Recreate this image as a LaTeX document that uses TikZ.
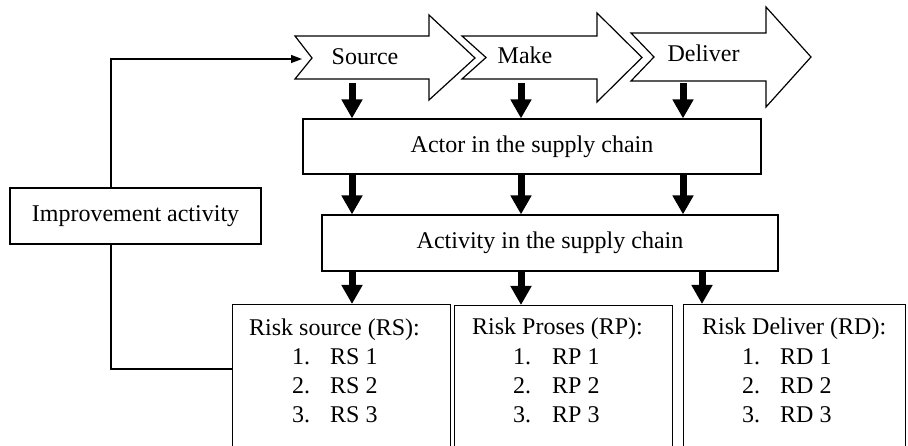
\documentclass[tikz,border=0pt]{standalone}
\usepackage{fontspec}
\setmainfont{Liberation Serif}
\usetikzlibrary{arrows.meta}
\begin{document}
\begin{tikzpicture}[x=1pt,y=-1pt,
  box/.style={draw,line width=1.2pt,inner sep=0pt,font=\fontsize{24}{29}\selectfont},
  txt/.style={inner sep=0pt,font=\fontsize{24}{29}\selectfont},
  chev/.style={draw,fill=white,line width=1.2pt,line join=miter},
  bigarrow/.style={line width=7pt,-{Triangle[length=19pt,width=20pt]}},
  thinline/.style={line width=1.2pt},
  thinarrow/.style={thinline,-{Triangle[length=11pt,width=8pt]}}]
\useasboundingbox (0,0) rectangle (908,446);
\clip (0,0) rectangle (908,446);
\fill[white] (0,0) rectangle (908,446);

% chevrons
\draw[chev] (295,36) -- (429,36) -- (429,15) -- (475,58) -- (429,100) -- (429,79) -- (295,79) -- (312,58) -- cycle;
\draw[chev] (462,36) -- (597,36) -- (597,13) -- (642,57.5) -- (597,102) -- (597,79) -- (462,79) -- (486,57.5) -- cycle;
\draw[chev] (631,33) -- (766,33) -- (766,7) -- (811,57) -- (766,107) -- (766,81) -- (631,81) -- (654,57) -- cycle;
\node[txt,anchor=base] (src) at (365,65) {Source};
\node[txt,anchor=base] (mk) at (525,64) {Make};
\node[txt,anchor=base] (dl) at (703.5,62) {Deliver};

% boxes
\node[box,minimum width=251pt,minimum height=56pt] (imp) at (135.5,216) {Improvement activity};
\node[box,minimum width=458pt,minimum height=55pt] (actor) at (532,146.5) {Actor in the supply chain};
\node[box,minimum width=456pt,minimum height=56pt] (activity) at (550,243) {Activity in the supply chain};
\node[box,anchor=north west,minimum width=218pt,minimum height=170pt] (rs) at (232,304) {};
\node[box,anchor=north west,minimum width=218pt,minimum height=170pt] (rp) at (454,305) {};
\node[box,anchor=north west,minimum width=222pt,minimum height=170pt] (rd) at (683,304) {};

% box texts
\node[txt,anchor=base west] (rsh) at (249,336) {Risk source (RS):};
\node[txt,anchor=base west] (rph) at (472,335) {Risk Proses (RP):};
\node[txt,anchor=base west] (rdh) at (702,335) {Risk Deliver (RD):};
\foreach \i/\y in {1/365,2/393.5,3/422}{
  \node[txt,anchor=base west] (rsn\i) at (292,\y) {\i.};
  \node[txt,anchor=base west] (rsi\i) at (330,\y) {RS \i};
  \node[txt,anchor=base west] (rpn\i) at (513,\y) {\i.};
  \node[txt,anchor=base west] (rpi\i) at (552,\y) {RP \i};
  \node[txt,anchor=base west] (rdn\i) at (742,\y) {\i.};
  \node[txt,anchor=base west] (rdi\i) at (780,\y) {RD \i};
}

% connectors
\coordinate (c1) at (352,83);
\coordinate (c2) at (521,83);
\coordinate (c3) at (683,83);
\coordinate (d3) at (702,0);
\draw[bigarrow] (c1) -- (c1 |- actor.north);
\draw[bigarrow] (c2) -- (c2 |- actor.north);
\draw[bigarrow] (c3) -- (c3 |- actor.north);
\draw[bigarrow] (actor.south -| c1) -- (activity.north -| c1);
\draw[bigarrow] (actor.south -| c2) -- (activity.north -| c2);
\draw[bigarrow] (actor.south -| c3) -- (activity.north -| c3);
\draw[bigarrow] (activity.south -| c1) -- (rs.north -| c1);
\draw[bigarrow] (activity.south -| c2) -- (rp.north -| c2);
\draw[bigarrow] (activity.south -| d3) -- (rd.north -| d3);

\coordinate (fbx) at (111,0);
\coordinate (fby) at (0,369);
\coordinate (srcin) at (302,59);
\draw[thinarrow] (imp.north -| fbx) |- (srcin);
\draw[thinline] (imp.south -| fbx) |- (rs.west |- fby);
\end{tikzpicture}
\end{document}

● What is needed
With all pictures left out, please transcribe exactly the lines from the start of the material through the line with "west,minimum width=222pt,minimum height=170pt]".

● Right answer
Recreate this image as a LaTeX document that uses TikZ.
\documentclass[tikz,border=0pt]{standalone}
\usepackage{fontspec}
\setmainfont{Liberation Serif}
\usetikzlibrary{arrows.meta}
\begin{document}
\begin{tikzpicture}[x=1pt,y=-1pt,
  box/.style={draw,line width=1.2pt,inner sep=0pt,font=\fontsize{24}{29}\selectfont},
  txt/.style={inner sep=0pt,font=\fontsize{24}{29}\selectfont},
  chev/.style={draw,fill=white,line width=1.2pt,line join=miter},
  bigarrow/.style={line width=7pt,-{Triangle[length=19pt,width=20pt]}},
  thinline/.style={line width=1.2pt},
  thinarrow/.style={thinline,-{Triangle[length=11pt,width=8pt]}}]
\useasboundingbox (0,0) rectangle (908,446);
\clip (0,0) rectangle (908,446);
\fill[white] (0,0) rectangle (908,446);

% chevrons
\draw[chev] (295,36) -- (429,36) -- (429,15) -- (475,58) -- (429,100) -- (429,79) -- (295,79) -- (312,58) -- cycle;
\draw[chev] (462,36) -- (597,36) -- (597,13) -- (642,57.5) -- (597,102) -- (597,79) -- (462,79) -- (486,57.5) -- cycle;
\draw[chev] (631,33) -- (766,33) -- (766,7) -- (811,57) -- (766,107) -- (766,81) -- (631,81) -- (654,57) -- cycle;
\node[txt,anchor=base] (src) at (365,65) {Source};
\node[txt,anchor=base] (mk) at (525,64) {Make};
\node[txt,anchor=base] (dl) at (703.5,62) {Deliver};

% boxes
\node[box,minimum width=251pt,minimum height=56pt] (imp) at (135.5,216) {Improvement activity};
\node[box,minimum width=458pt,minimum height=55pt] (actor) at (532,146.5) {Actor in the supply chain};
\node[box,minimum width=456pt,minimum height=56pt] (activity) at (550,243) {Activity in the supply chain};
\node[box,anchor=north west,minimum width=218pt,minimum height=170pt] (rs) at (232,304) {};
\node[box,anchor=north west,minimum width=218pt,minimum height=170pt] (rp) at (454,305) {};
\node[box,anchor=north west,minimum width=222pt,minimum height=170pt] (rd) at (683,304) {};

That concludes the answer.